◆ What needs to be done
Images should be left out, and everything else in the listing reproduced exactly.

◆ Data segment

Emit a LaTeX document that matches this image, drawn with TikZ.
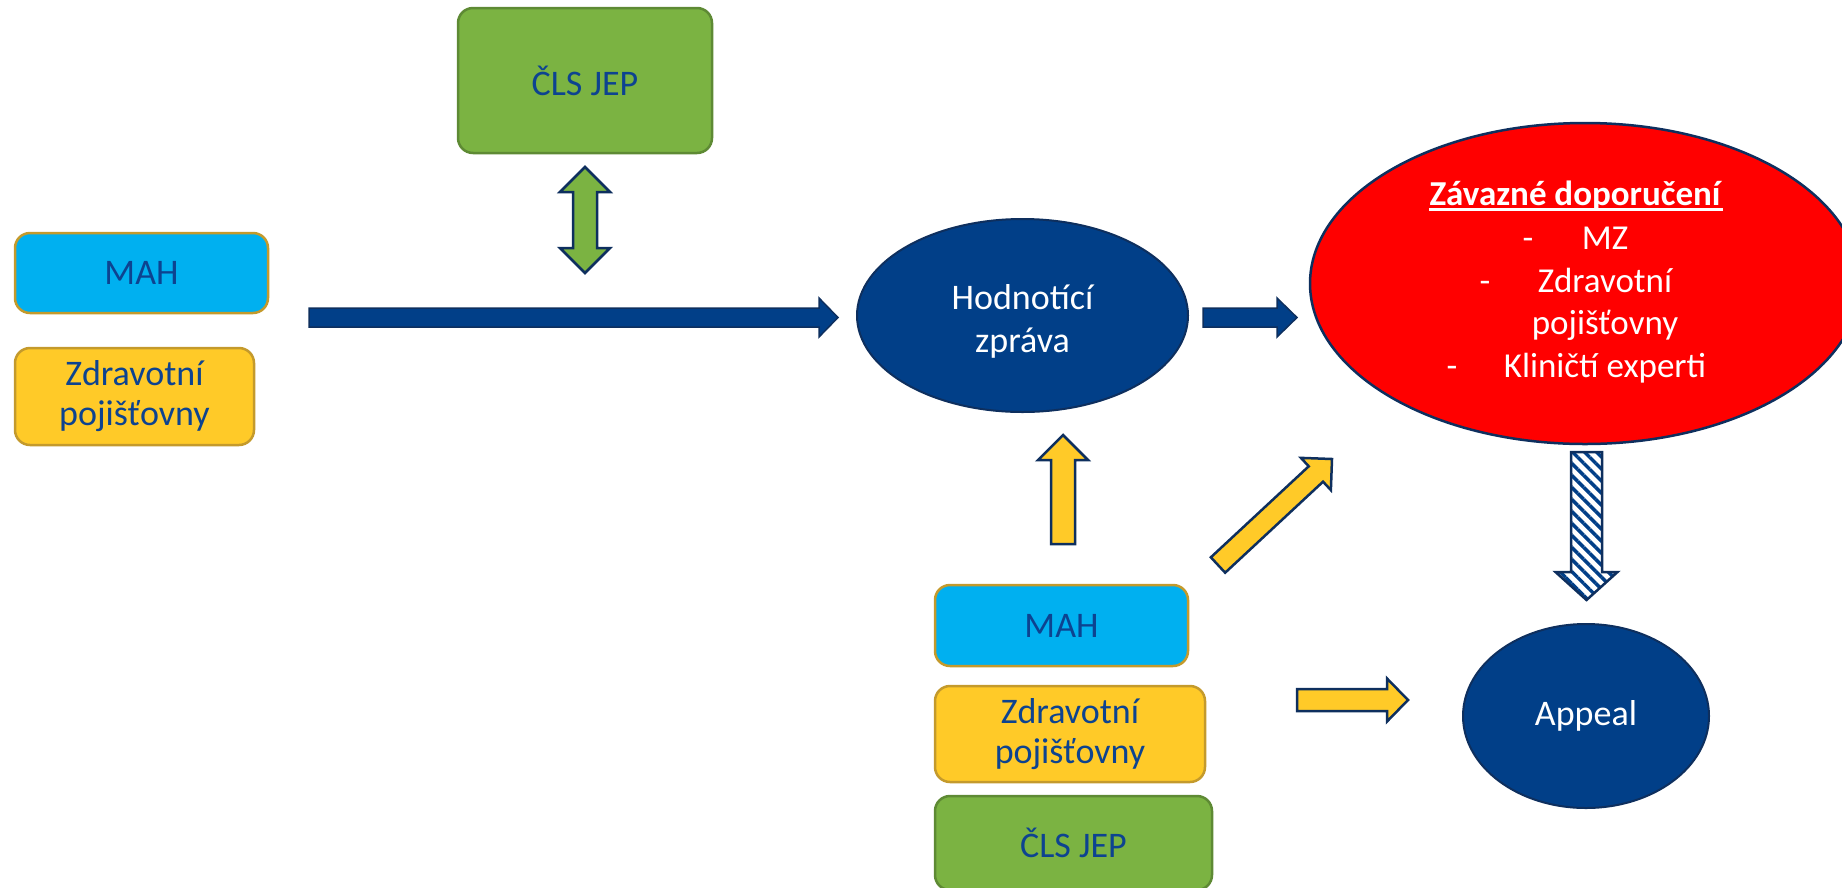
\documentclass[tikz,border=0pt]{standalone}
\usepackage{fontspec}
\setmainfont{Carlito}
\usetikzlibrary{calc,shapes.geometric,patterns.meta}
\definecolor{navyfill}{HTML}{013F88}
\definecolor{navyline}{HTML}{0E2F5E}
\definecolor{boxtext}{HTML}{0D4390}
\definecolor{sky}{HTML}{00B0F0}
\definecolor{yel}{HTML}{FFCA28}
\definecolor{goldb}{HTML}{C49A2C}
\definecolor{grn}{HTML}{7BB342}
\definecolor{grnb}{HTML}{5E8A34}
\definecolor{redfill}{HTML}{FF0000}
% single block arrow: style, start, end, shaft half, head half, head length
\newcommand{\barrow}[6]{%
  \draw[#1] ($(#2)!#4!90:(#3)$) -- ($(#3)!#6!(#2)!#4!-90:(#2)$) -- ($(#3)!#6!(#2)!#5!-90:(#2)$)
   -- (#3) -- ($(#3)!#6!(#2)!#5!90:(#2)$) -- ($(#3)!#6!(#2)!#4!90:(#2)$) -- ($(#2)!#4!-90:(#3)$) -- cycle;}
% double block arrow
\newcommand{\dbarrow}[6]{%
  \draw[#1] (#2) -- ($(#2)!#6!(#3)!#5!90:(#3)$) -- ($(#2)!#6!(#3)!#4!90:(#3)$)
   -- ($(#3)!#6!(#2)!#4!-90:(#2)$) -- ($(#3)!#6!(#2)!#5!-90:(#2)$) -- (#3)
   -- ($(#3)!#6!(#2)!#5!90:(#2)$) -- ($(#3)!#6!(#2)!#4!90:(#2)$)
   -- ($(#2)!#6!(#3)!#4!-90:(#3)$) -- ($(#2)!#6!(#3)!#5!-90:(#3)$) -- cycle;}
\begin{document}
\begin{tikzpicture}[x=1pt,y=-1pt,
  box/.style={rectangle, rounded corners=15pt, inner sep=0pt, line width=2.5pt, text=boxtext,
    align=center, font=\fontsize{36}{40}\selectfont},
  mahbox/.style={box, fill=sky, draw=goldb},
  zpbox/.style={box, fill=yel, draw=goldb},
  clsbox/.style={box, fill=grn, draw=grnb},
  oval/.style={ellipse, inner sep=0pt, fill=navyfill, draw=navyline, line width=2pt, text=white,
    align=center, font=\fontsize{36}{43}\selectfont},
  redoval/.style={ellipse, inner sep=0pt, fill=redfill, draw=navyline, line width=2.5pt},
  wtext/.style={text=white, inner sep=0pt, anchor=base, font=\fontsize{35}{43}\selectfont},
  navyarrow/.style={fill=navyfill, draw=navyline, line width=1.5pt},
  yelarrow/.style={fill=yel, draw=navyline, line width=2.5pt},
  grnarrow/.style={fill=grn, draw=navyline, line width=2.5pt},
  hatcharrow/.style={pattern={Lines[angle=-45,distance=8.5pt,line width=3.5pt]}, pattern color=navyfill,
    draw=navyline, line width=2.5pt}
]
\useasboundingbox (0,0) rectangle (1842,887);

% boxes
\node[clsbox, minimum width=254pt, minimum height=145pt] (clsTop) at (585,80.5) {ČLS JEP};
\node[mahbox, minimum width=253pt, minimum height=80pt] (mahL) at (141.5,273) {MAH};
\node[zpbox, minimum width=239pt, minimum height=97pt] (zpL) at (134.5,396.5) {Zdravotní\\pojišťovny};
\node[mahbox, minimum width=253pt, minimum height=81pt] (mahB) at (1061.5,625.5) {MAH};
\node[zpbox, minimum width=270pt, minimum height=96pt] (zpB) at (1070,734) {Zdravotní\\pojišťovny};
\node[clsbox, minimum width=277pt, minimum height=94pt] (clsB) at (1073.5,843) {ČLS JEP};

% ellipses
\node[oval, minimum width=331pt, minimum height=193pt] (hz) at (1022.5,315.5) {\rule{0pt}{36pt}Hodnotící\\zpráva};
\node[redoval, minimum width=550pt, minimum height=321pt] (zd) at (1585,283.5) {};
\node[oval, minimum width=246pt, minimum height=184pt] (ap) at (1586,716) {Appeal};

% text of the red ellipse
\node[wtext] (zdT) at (1576,205) {\textbf{Závazné doporučení}};
\draw[white, line width=2.5pt] ($(zdT.base west)+(0,4.5)$) -- ($(zdT.base east)+(0,4.5)$);
\node[wtext] (d1) at (1528,249) {-};
\node[wtext] (l1) at (1605,249) {MZ};
\node[wtext] (d2) at (1485,292) {-};
\node[wtext] (l2) at (1605,292) {Zdravotní};
\node[wtext] (l2b) at (1605,334) {pojišťovny};
\node[wtext] (d3) at (1452,377) {-};
\node[wtext] (l3) at (1605,377) {Kliničtí experti};

% arrow end points
\coordinate (a1s) at (309,317.5);   \coordinate (a1e) at (838,317.5);
\coordinate (a2s) at (1203,317.5);  \coordinate (a2e) at (1297,317.5);
\coordinate (g1) at (585,167);      \coordinate (g2) at (585,273);
\coordinate (y1s) at (1063,544);    \coordinate (y1e) at (1063,435);
\coordinate (y2s) at (1218,565);    \coordinate (y2e) at (1332,459);
\coordinate (y3s) at (1297,700);    \coordinate (y3e) at (1408,700);
\coordinate (h1s) at (1586.5,452);  \coordinate (h1e) at (1586.5,600);

\barrow{navyarrow}{a1s}{a1e}{9.5pt}{19.5pt}{19pt}
\barrow{navyarrow}{a2s}{a2e}{9.5pt}{19.5pt}{20pt}
\dbarrow{grnarrow}{g1}{g2}{12pt}{25pt}{25pt}
\barrow{yelarrow}{y1s}{y1e}{12pt}{25pt}{25pt}
\barrow{yelarrow}{y2s}{y2e}{10.5pt}{22pt}{22pt}
\barrow{yelarrow}{y3s}{y3e}{11pt}{21.5pt}{21pt}
\barrow{hatcharrow}{h1s}{h1e}{15.5pt}{31pt}{28pt}
\end{tikzpicture}
\end{document}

◆ Finished task
Emit a LaTeX document that matches this image, drawn with TikZ.
\documentclass[tikz,border=0pt]{standalone}
\usepackage{fontspec}
\setmainfont{Carlito}
\usetikzlibrary{calc,shapes.geometric,patterns.meta}
\definecolor{navyfill}{HTML}{013F88}
\definecolor{navyline}{HTML}{0E2F5E}
\definecolor{boxtext}{HTML}{0D4390}
\definecolor{sky}{HTML}{00B0F0}
\definecolor{yel}{HTML}{FFCA28}
\definecolor{goldb}{HTML}{C49A2C}
\definecolor{grn}{HTML}{7BB342}
\definecolor{grnb}{HTML}{5E8A34}
\definecolor{redfill}{HTML}{FF0000}
% single block arrow: style, start, end, shaft half, head half, head length
\newcommand{\barrow}[6]{%
  \draw[#1] ($(#2)!#4!90:(#3)$) -- ($(#3)!#6!(#2)!#4!-90:(#2)$) -- ($(#3)!#6!(#2)!#5!-90:(#2)$)
   -- (#3) -- ($(#3)!#6!(#2)!#5!90:(#2)$) -- ($(#3)!#6!(#2)!#4!90:(#2)$) -- ($(#2)!#4!-90:(#3)$) -- cycle;}
% double block arrow
\newcommand{\dbarrow}[6]{%
  \draw[#1] (#2) -- ($(#2)!#6!(#3)!#5!90:(#3)$) -- ($(#2)!#6!(#3)!#4!90:(#3)$)
   -- ($(#3)!#6!(#2)!#4!-90:(#2)$) -- ($(#3)!#6!(#2)!#5!-90:(#2)$) -- (#3)
   -- ($(#3)!#6!(#2)!#5!90:(#2)$) -- ($(#3)!#6!(#2)!#4!90:(#2)$)
   -- ($(#2)!#6!(#3)!#4!-90:(#3)$) -- ($(#2)!#6!(#3)!#5!-90:(#3)$) -- cycle;}
\begin{document}
\begin{tikzpicture}[x=1pt,y=-1pt,
  box/.style={rectangle, rounded corners=15pt, inner sep=0pt, line width=2.5pt, text=boxtext,
    align=center, font=\fontsize{36}{40}\selectfont},
  mahbox/.style={box, fill=sky, draw=goldb},
  zpbox/.style={box, fill=yel, draw=goldb},
  clsbox/.style={box, fill=grn, draw=grnb},
  oval/.style={ellipse, inner sep=0pt, fill=navyfill, draw=navyline, line width=2pt, text=white,
    align=center, font=\fontsize{36}{43}\selectfont},
  redoval/.style={ellipse, inner sep=0pt, fill=redfill, draw=navyline, line width=2.5pt},
  wtext/.style={text=white, inner sep=0pt, anchor=base, font=\fontsize{35}{43}\selectfont},
  navyarrow/.style={fill=navyfill, draw=navyline, line width=1.5pt},
  yelarrow/.style={fill=yel, draw=navyline, line width=2.5pt},
  grnarrow/.style={fill=grn, draw=navyline, line width=2.5pt},
  hatcharrow/.style={pattern={Lines[angle=-45,distance=8.5pt,line width=3.5pt]}, pattern color=navyfill,
    draw=navyline, line width=2.5pt}
]
\useasboundingbox (0,0) rectangle (1842,887);

% boxes
\node[clsbox, minimum width=254pt, minimum height=145pt] (clsTop) at (585,80.5) {ČLS JEP};
\node[mahbox, minimum width=253pt, minimum height=80pt] (mahL) at (141.5,273) {MAH};
\node[zpbox, minimum width=239pt, minimum height=97pt] (zpL) at (134.5,396.5) {Zdravotní\\pojišťovny};
\node[mahbox, minimum width=253pt, minimum height=81pt] (mahB) at (1061.5,625.5) {MAH};
\node[zpbox, minimum width=270pt, minimum height=96pt] (zpB) at (1070,734) {Zdravotní\\pojišťovny};
\node[clsbox, minimum width=277pt, minimum height=94pt] (clsB) at (1073.5,843) {ČLS JEP};

% ellipses
\node[oval, minimum width=331pt, minimum height=193pt] (hz) at (1022.5,315.5) {\rule{0pt}{36pt}Hodnotící\\zpráva};
\node[redoval, minimum width=550pt, minimum height=321pt] (zd) at (1585,283.5) {};
\node[oval, minimum width=246pt, minimum height=184pt] (ap) at (1586,716) {Appeal};

% text of the red ellipse
\node[wtext] (zdT) at (1576,205) {\textbf{Závazné doporučení}};
\draw[white, line width=2.5pt] ($(zdT.base west)+(0,4.5)$) -- ($(zdT.base east)+(0,4.5)$);
\node[wtext] (d1) at (1528,249) {-};
\node[wtext] (l1) at (1605,249) {MZ};
\node[wtext] (d2) at (1485,292) {-};
\node[wtext] (l2) at (1605,292) {Zdravotní};
\node[wtext] (l2b) at (1605,334) {pojišťovny};
\node[wtext] (d3) at (1452,377) {-};
\node[wtext] (l3) at (1605,377) {Kliničtí experti};

% arrow end points
\coordinate (a1s) at (309,317.5);   \coordinate (a1e) at (838,317.5);
\coordinate (a2s) at (1203,317.5);  \coordinate (a2e) at (1297,317.5);
\coordinate (g1) at (585,167);      \coordinate (g2) at (585,273);
\coordinate (y1s) at (1063,544);    \coordinate (y1e) at (1063,435);
\coordinate (y2s) at (1218,565);    \coordinate (y2e) at (1332,459);
\coordinate (y3s) at (1297,700);    \coordinate (y3e) at (1408,700);
\coordinate (h1s) at (1586.5,452);  \coordinate (h1e) at (1586.5,600);

\barrow{navyarrow}{a1s}{a1e}{9.5pt}{19.5pt}{19pt}
\barrow{navyarrow}{a2s}{a2e}{9.5pt}{19.5pt}{20pt}
\dbarrow{grnarrow}{g1}{g2}{12pt}{25pt}{25pt}
\barrow{yelarrow}{y1s}{y1e}{12pt}{25pt}{25pt}
\barrow{yelarrow}{y2s}{y2e}{10.5pt}{22pt}{22pt}
\barrow{yelarrow}{y3s}{y3e}{11pt}{21.5pt}{21pt}
\barrow{hatcharrow}{h1s}{h1e}{15.5pt}{31pt}{28pt}
\end{tikzpicture}
\end{document}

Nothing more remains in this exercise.